Though not a wide river, it was knee-deep and swift and would have defeated us if not for a safety wire spanning its width. I cautiously crossed to a midway boulder, where I could safely sit and offer an arm to each person crossing. It was the first – and fortunately the gnarliest – of several crossings we would encounter that weekend, and the last time our feet would know the comfort of a dry boot.

Our route then wound its way east, climbing steadily higher as swirling winds whipped the canopy above. After two more river crossings, we turned south onto the suffocating North South Track. Under the claustrophobic canopy and oppressive skies, mid-afternoon transformed into twilight.

We observed how easy it would be to miss the trail in such conditions – a concern that resonated with group member Natasha Wesbonk, 27.

“My biggest fears and anxieties would be around direction,” she says. “I have had an experience of being lost in the bush and it’s not really a feeling you ever forget.”

New to overnight tramping, Wesbonk says it isn’t a hobby that can be decided on a whim, and the planning and research needed to get into it can be “overwhelming”.

Knowing which gear to buy – without breaking the bank – is particularly hindering. From the bottom, looking up, tramping costs are a steep, muddy slog, and it’s easy to sink thousands of dollars just for the bare essentials; a pack, rain jacket, boots and a sleeping bag.

It feels wrong to say tramping is all about the gear, but it’s an inescapable truth – good gear is armour, comfort and safety, and nobody gets far without it. Give a first-time tramper a flimsy rain jacket, lumpy pack and blisters, and you’ll give them a good excuse to never go out again.

With more gear than I need, I’m happy lending it out to keep people comfortable and warm – the alternative is a very unpleasant, unsafe or expensive trip for a new tramper.

“Spending copious amounts of money on something that you’re unsure of or even sure you will use again can be confusing and a bit of a barrier,” Wesbonk says. “It could be the most cost-effective weekend all year, or the most expensive, depending on what you need.”

Knowing what to expect on each tramp is another unknown variable for Wesbonk.

Beginner tip: Where can I hire gear?

If you’re new to tramping and you don’t want to commit thousands of dollars on gear you may never use again, it’s a good idea to try before you buy.

Several retailers – including Bivouac, Pack Gear Go and Living Simply – will loan all the essentials, includings packs, sleeping bags, tents and rain jackets. Items cost as little as $6 a day, but you may need to pay a deposit.

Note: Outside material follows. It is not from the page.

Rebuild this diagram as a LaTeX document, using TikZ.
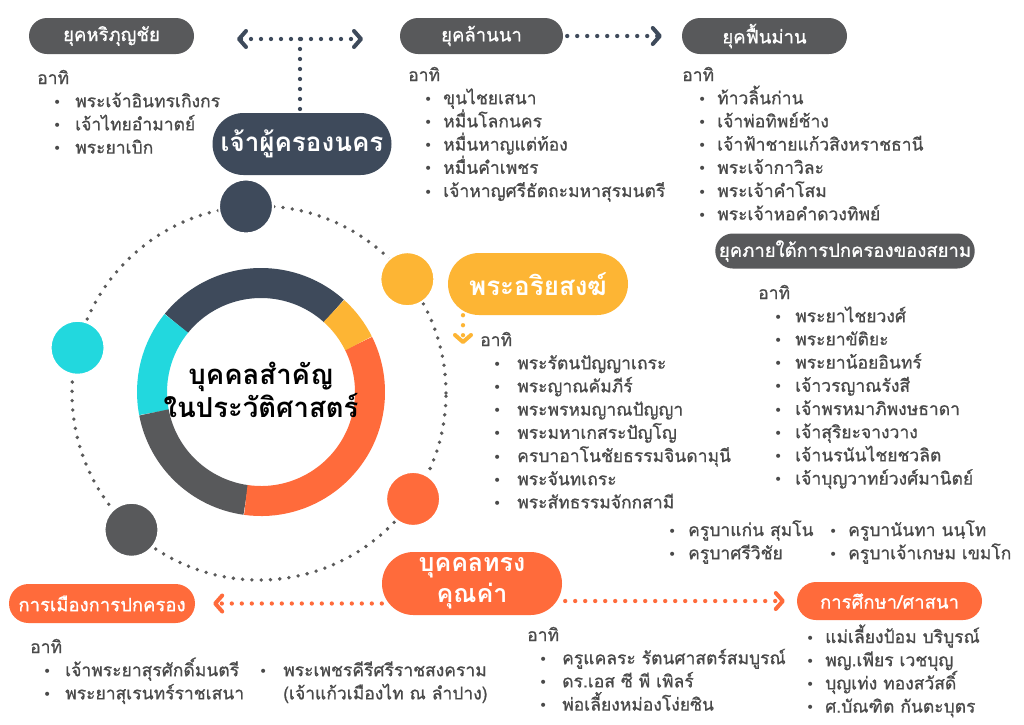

A PLB should always be carried whether tramping solo or in a group, and though expensive to purchase, they can be hired at retailers, i-Sites, DOC visitor centres, and several PLB hire companies from $10 a day. An extensive list of hire outlets can be found on the Mountain Safety Council website – www.mountainsafety.org.nz.

The Tramping Troop winds through the Te Whara Track. Photo: Matthew Cattin

“I would feel comfortable planning a well-known hike such as The Pinnacles – a hike I have done before – but I wouldn’t feel confident planning a trip I haven’t been on before because of the lack of knowledge and a fear of the unexpected,” she says.

“I wouldn’t know much around what hikes there are to do, what hikes are more suitable for beginners or what fitness level they are aimed at.”

On the North South Track, a rogue thunder crack spurred squelching boots, and before long we were thrown out of the gloom into the welcoming clearing of Te Whare Okioki – ‘the resting place’. For the first time in hours we saw the sky, and not two minutes after our arrival, it threw a violent tantrum, pouring fury onto the roof while we hollered in defiance. The weather had won a few battles, but we won the war.

Tramping camaraderie was the aspect that most stood out for Justin Maher, a new tramper.
“What drew me to tramping was not the lure of nature or the absence of technology – it was the wish for adventure and companionship,” he says. “I liken hiking to my travels abroad, jumping from one hostel to another, sharing stories, banter and laughter.”

Maher had no suitable tramping gear of his own and this made him feel trampng was ‘a bridge too far’. He was only able to join us because I loaned him my spare pack, raincoat, insulated jacket and tramping boots.

“Fitness never felt an issue as I live a relatively active and healthy lifestyle, but the thought of river crossings, rain and cold were cause for concern. Though we had adequate gear and a contingency plan to boot, the fear lingered,” he says.

The thought of joining a group of mostly strangers also gave Maher pause.

“I had some social anxiety for sure, but I needn’t have worried – the nature of hiking forces fellowship,” he says. “Watching each other’s step, ready and willing to catch each other’s fall, everyone plays their part in keeping spirits high whether it’s humour, photography, word games, or nature.”

Upon reaching the hut, Maher says he felt everyone had been friends for years.

Boots off. Fire on. Hot drinks. When you truly need them, huts are nothing short of spiritual, and after ravioli pasta and mulled wine, we were lulled into an early sleep.

Morning skies were brighter, and after a breakfast of creamy porridge and stewed rhubarb, we pointed our toes north towards Wairere Falls.

It’s hard to beat forest after rain and the group made easy miles over mostly flat terrain, as everything glistened above. The falls were at the full height of their powers, an exhilarating and rewarding silver lining for our determination.

Where Peach Cove had been familiar and easy, the Kaimai trip was a challenging test – a true adventure – and the group reached the car park with satisfied smiles.

Future trails

Tramping isn’t as simple as lacing up a pair of boots – it’s a combination of confidence, skills, gear and knowledge collected over years of experience.

I’d be willing to wager that for every Kiwi tramper out there, there are two non-trampers just waiting for the opportunity to give it a go and as I continue my tramping career, I feel it would be rude not to seek out those who don’t know their Kaimais from their Kaimanawas.

So, if you’ve got spare gear lying around and a free weekend, why not reach out to your wider social circle? You’ll be surprised how many people out there can’t wait to give it a go.